Choosing the best crypto card comes down to how you actually spend, not which issuer advertises the highest headline reward. A card that looks great for cashback may be a poor fit for travel, stablecoin spending, or day-to-day use if the fees, limits, or availability do not line up with your needs.
A better starting point is to work backward from your use case. The right crypto card is usually the one that fits your region, funding style, and spending habits with the least friction, not the one with the loudest marketing.
Best for Everyday Spending
If you want a crypto card to replace part of your normal card usage, focus on reliability first. Everyday spending works best with a card that has clear limits, simple funding, stable rewards, and an app that makes it easy to manage transactions without surprises.
Cards like the Coinbase debit card or the Crypto.com Visa Card can make sense here because they are built around frequent usage. What matters most is not just the reward rate, but how easy it is to top up, track spending, and avoid hidden costs over time.
Best for Rewards-Focused Users
If your priority is earning the most value back, look closely at how the reward structure actually works. Some cards advertise high headline percentages, but the real value may depend on spending caps, loyalty tiers, subscriptions, staking, or promotional windows.
A rewards-focused user should compare the asset paid out, the cap on the highest reward category, and whether the better tier requires a meaningful extra commitment. In practice, the best crypto card rewards are the ones you can actually access consistently.
Best for Stablecoin Users
If you mainly hold stablecoins, the best crypto card is often the one that gives you the cleanest path from balance to payment. Stablecoin users usually care less about speculation and more about simple settlement, predictable value, and fewer surprises when funds are used at checkout.
In this case, a card with easy funding, clear conversion rules, and low friction is often more valuable than one built around flashy token perks. A smooth spending experience can matter more than a marginally better reward rate.
Best for Travelers
Travelers should pay more attention to foreign transaction costs, ATM rules, regional acceptance, and wallet compatibility than to the headline cashback figure. A crypto card that works well domestically can become expensive very quickly once ATM allowances are used up or foreign-exchange costs begin to stack.

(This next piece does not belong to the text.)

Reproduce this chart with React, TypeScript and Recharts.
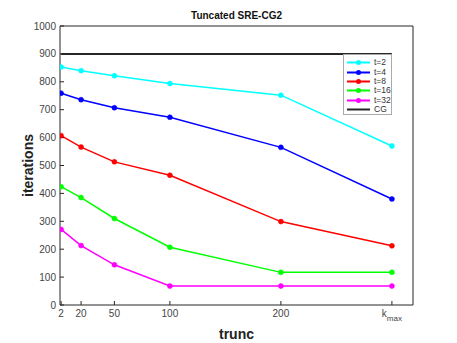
import { Line, LineChart, XAxis, YAxis } from "recharts";

const trunc = [2, 20, 50, 100, 200, 300];
const xTicks = [2, 20, 50, 100, 200, 300];
const yTicks = [0, 100, 200, 300, 400, 500, 600, 700, 800, 900, 1000];

const t2 = [853, 840, 822, 794, 752, 570];
const t4 = [759, 736, 707, 673, 565, 380];
const t8 = [607, 566, 513, 465, 299, 212];
const t16 = [424, 385, 310, 207, 117, 117];
const t32 = [271, 213, 144, 68, 68, 68];
const cg = [900, 900, 900, 900, 900, 900];

const series = [
  { key: "t2", name: "t=2", color: "#00FFFF", values: t2 },
  { key: "t4", name: "t=4", color: "#0000FF", values: t4 },
  { key: "t8", name: "t=8", color: "#FF0000", values: t8 },
  { key: "t16", name: "t=16", color: "#00FF00", values: t16 },
  { key: "t32", name: "t=32", color: "#FF00FF", values: t32 },
];

const data = trunc.map((x, i) => {
  const row: any = { trunc: x, cg: cg[i] };
  series.forEach((s) => (row[s.key] = s.values[i]));
  return row;
});

const font = "'Liberation Sans', Arial, Helvetica, sans-serif";
const axisColor = "#262626";

function XTick(props: any) {
  const { x, y, payload } = props;
  if (payload.value === 300) {
    return (
      <text x={x} y={y} textAnchor="middle" fontSize={10} fill="#444" fontFamily={font} dy={8}>
        k
        <tspan fontSize={8} dy={4}>max</tspan>
      </text>
    );
  }
  return (
    <text x={x} y={y} textAnchor="middle" fontSize={10} fill="#444" fontFamily={font} dy={8}>
      {payload.value}
    </text>
  );
}

function LegendBox() {
  const items = [...series.map((s) => ({ name: s.name, color: s.color, dot: true })), { name: "CG", color: "#262626", dot: false }];
  return (
    <div style={{ position: "absolute", left: 343, top: 54, border: "1px solid #aaa", background: "#fff", width: 49, height: 61, boxSizing: "border-box", paddingTop: 3 }}>
      {items.map((it) => (
        <div key={it.name} style={{ display: "flex", alignItems: "center", height: 9.4, fontSize: 8.5, fontFamily: font, color: "#333" }}>
          <svg width={30} height={9} style={{ flex: "none" }}>
            <line x1={3} x2={26} y1={4.5} y2={4.5} stroke={it.color} strokeWidth={2} />
            {it.dot && <circle cx={14.5} cy={4.5} r={2.5} fill={it.color} />}
          </svg>
          <span style={{ lineHeight: "9px" }}>{it.name}</span>
        </div>
      ))}
    </div>
  );
}

export default function App() {
  return (
    <div style={{ position: "absolute", left: 0, top: 0, width: 457, height: 343, background: "#fff" }}>
      <LineChart width={457} height={343} data={data} margin={{ top: 25, right: 43, left: 0, bottom: 0 }}>
        <XAxis
          dataKey="trunc"
          type="number"
          domain={[1, 319]}
          allowDataOverflow
          ticks={xTicks}
          tick={<XTick />}
          tickSize={-4}
          tickMargin={8}
          height={38}
          stroke={axisColor}
          interval={0}
          label={{ value: "trunc", position: "insideBottom", offset: 4, fontSize: 14, fontWeight: "bold", fill: "#222", fontFamily: font }}
        />
        <XAxis
          xAxisId="top"
          dataKey="trunc"
          orientation="top"
          type="number"
          domain={[1, 319]}
          allowDataOverflow
          ticks={xTicks}
          tick={false}
          tickSize={-4}
          height={1}
          stroke={axisColor}
          interval={0}
          label={{ value: "Tuncated SRE-CG2", position: "top", offset: 6, fontSize: 10, fontWeight: "bold", fill: "#111", fontFamily: font }}
        />
        <YAxis
          type="number"
          domain={[0, 1000]}
          allowDataOverflow
          ticks={yTicks}
          tickSize={-4}
          tickMargin={8}
          width={60}
          stroke={axisColor}
          interval={0}
          tick={{ fontSize: 10, fill: "#444", fontFamily: font }}
          label={{ value: "iterations", angle: -90, position: "insideLeft", offset: 28, fontSize: 14, fontWeight: "bold", fill: "#222", fontFamily: font, style: { textAnchor: "middle" } }}
        />
        <YAxis
          yAxisId="right"
          orientation="right"
          type="number"
          domain={[0, 1000]}
          allowDataOverflow
          ticks={yTicks}
          tick={false}
          tickSize={-4}
          width={1}
          stroke={axisColor}
          interval={0}
        />
        <Line xAxisId="top" yAxisId="right" dataKey="cg" name="CG" stroke="#262626" strokeWidth={2} dot={false} isAnimationActive={false} />
        {series.map((s) => (
          <Line
            key={s.key}
            dataKey={s.key}
            name={s.name}
            stroke={s.color}
            strokeWidth={1.5}
            dot={{ r: 2.5, fill: s.color, stroke: s.color, strokeWidth: 0.5 }}
            isAnimationActive={false}
          />
        ))}
      </LineChart>
      <LegendBox />
    </div>
  );
}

For this type of user, a strong card is one that travels well across merchants and regions, offers good virtual access, and does not punish normal international usage with weak limits or layered fees.
Best for Beginners
Beginners should usually prioritize simplicity over optimization. The best crypto card for a new user is one with a straightforward setup, clear in-app controls, easy-to-understand funding, and a reward model that does not depend on too many moving parts.
A card that is slightly less aggressive on rewards can still be the better choice if it removes confusion around tiers, conversion, and eligibility. In most cases, usability is what determines whether a beginner keeps using the card at all.
Best for Instant Virtual Access
If you want to start using a card quickly, virtual access matters. The best virtual crypto card is usually the one that can be issued fast, added to Apple Pay or Google Pay without friction, and managed entirely through the app.
This is especially useful for users who make frequent online purchases, want immediate access before a physical card arrives, or prefer to keep their spending setup fully digital.
Security and App Controls to Look For
A good crypto card should make day-to-day security feel easy, not hidden. Freeze and unfreeze controls, real-time spending alerts, PIN management, and visible transaction tracking are basic features that make a card more usable and safer at the same time.
It is also worth paying attention to account-level protection. Strong two-factor authentication, responsive support, and reliable app controls can matter just as much as rewards when something goes wrong. For many users, the difference between a card they keep and a card they abandon comes down to whether the product feels dependable after the first few weeks of use.